To meet these changing demands, brands need to build and continuously update a bank of first-party data that allows them to gain a complete understanding of who their customers are in each moment. 

So where can brands improve? 

Brands are clearly facing a number of challenges in their efforts to try and meet their customers’ expectations for consistent, personalised, real-time experiences that reflect their individual interests. The message from consumers is clear: 50% said they now expect businesses to understand them as individuals and only contact them with relevant, personalised information, and 70% said that brands were not doing enough to meet that expectation consistently.  This raises the question: how can brands improve? 

The answer is twofold, intent and technology.

There is a clear need for change of mindset, moving away from the techniques and approaches that worked well enough in the past, and towards the data-driven real-time personalisation that today’s consumers crave.  

Of course, technology is essential in delivering these experiences at scale and consistently.
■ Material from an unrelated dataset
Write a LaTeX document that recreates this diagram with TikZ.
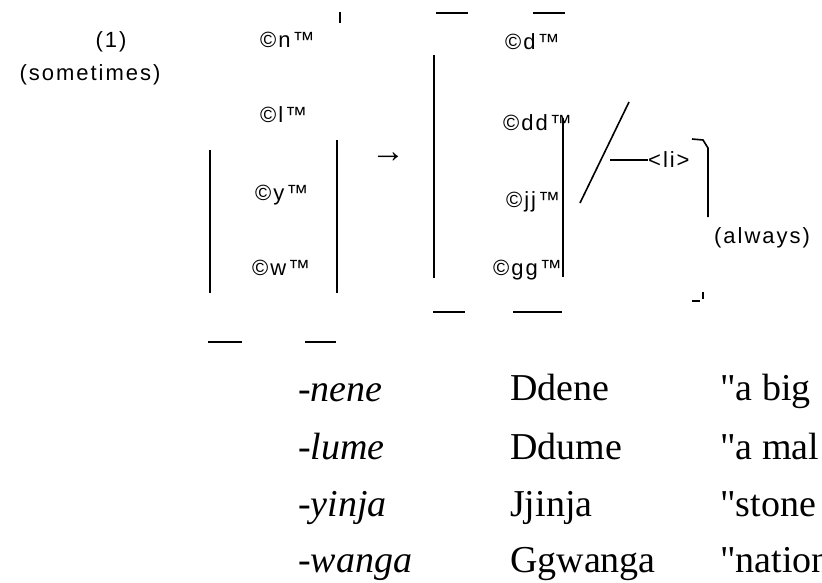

Investing in tools that capture the most meaningful contextual information about what consumers are most interested in right now, matches that data to the historic data that brands have in each customer’s profile, and enables immediate actions that are relevant, timely and in-line with user consent, must be the centrepiece of every brand’s customer experience strategy.

It's not about using technology for technology’s sake, but about meeting and striving to exceed the expectations of each and every customer in-the-moment and setting up for long-term success.